> **GOAL OF THE EXERCISE**:
Filter these entries, keeping only lines that hold the word "this".
┌─ TASK INPUT
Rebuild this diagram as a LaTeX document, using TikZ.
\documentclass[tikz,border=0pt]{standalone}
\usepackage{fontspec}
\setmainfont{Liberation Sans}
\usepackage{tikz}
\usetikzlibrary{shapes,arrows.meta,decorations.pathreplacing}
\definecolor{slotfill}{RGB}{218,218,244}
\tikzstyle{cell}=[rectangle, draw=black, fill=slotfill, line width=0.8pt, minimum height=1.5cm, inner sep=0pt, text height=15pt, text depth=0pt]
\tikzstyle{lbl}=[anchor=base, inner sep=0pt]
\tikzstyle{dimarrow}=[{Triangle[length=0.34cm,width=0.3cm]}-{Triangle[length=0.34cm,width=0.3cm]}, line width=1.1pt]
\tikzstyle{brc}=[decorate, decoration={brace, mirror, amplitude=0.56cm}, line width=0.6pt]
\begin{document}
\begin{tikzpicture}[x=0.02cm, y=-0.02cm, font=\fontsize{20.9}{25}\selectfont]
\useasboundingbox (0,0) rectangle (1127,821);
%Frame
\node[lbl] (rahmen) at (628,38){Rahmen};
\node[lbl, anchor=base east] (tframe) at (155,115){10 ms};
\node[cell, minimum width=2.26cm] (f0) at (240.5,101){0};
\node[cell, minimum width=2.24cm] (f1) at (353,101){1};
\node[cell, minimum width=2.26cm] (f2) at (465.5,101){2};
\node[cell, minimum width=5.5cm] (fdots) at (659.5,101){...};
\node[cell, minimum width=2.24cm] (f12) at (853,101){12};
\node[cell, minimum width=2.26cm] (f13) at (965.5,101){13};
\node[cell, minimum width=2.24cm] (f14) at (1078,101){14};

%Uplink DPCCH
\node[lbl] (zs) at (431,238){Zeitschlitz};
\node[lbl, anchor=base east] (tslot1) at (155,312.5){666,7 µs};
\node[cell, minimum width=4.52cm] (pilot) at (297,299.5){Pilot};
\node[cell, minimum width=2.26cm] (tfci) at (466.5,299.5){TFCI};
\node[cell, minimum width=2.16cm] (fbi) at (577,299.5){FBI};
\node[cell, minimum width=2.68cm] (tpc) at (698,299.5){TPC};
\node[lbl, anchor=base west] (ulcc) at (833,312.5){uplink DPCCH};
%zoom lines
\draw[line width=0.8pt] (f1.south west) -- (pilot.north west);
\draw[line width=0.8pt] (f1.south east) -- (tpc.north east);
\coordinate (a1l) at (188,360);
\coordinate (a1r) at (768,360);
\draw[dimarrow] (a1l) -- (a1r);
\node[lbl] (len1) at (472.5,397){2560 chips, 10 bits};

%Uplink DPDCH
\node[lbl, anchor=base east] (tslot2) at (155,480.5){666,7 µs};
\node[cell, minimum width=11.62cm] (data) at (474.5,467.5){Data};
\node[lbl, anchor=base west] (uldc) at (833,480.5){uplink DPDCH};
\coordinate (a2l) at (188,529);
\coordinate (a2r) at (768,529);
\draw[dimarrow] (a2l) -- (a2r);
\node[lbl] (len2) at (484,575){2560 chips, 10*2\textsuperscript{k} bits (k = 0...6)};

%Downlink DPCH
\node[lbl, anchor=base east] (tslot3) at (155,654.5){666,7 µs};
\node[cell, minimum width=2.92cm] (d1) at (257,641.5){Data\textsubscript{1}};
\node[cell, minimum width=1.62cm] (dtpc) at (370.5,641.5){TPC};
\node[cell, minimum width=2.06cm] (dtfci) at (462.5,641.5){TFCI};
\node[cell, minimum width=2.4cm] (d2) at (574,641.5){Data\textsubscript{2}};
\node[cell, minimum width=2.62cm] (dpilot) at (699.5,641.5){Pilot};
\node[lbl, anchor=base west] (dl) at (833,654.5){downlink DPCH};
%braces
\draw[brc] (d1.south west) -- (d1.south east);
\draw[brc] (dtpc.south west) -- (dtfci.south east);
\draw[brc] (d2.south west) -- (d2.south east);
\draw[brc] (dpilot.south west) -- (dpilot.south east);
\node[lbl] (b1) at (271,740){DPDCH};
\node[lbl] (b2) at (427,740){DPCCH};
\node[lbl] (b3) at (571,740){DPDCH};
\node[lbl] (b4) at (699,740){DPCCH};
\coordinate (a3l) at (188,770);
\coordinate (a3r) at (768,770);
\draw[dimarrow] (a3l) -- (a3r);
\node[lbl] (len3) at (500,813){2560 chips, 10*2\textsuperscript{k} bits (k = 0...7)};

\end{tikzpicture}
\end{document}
└─
┌─ TASK INPUT
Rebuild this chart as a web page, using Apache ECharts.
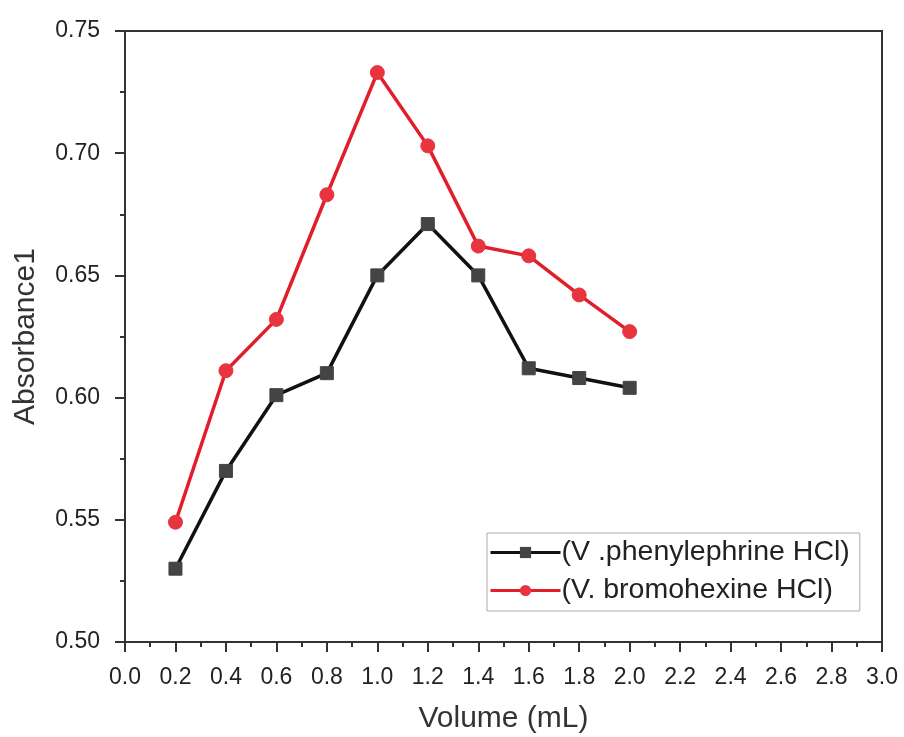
└─
> **CORRECT RESULT**:
Rebuild this diagram as a LaTeX document, using TikZ.
Rebuild this chart as a web page, using Apache ECharts.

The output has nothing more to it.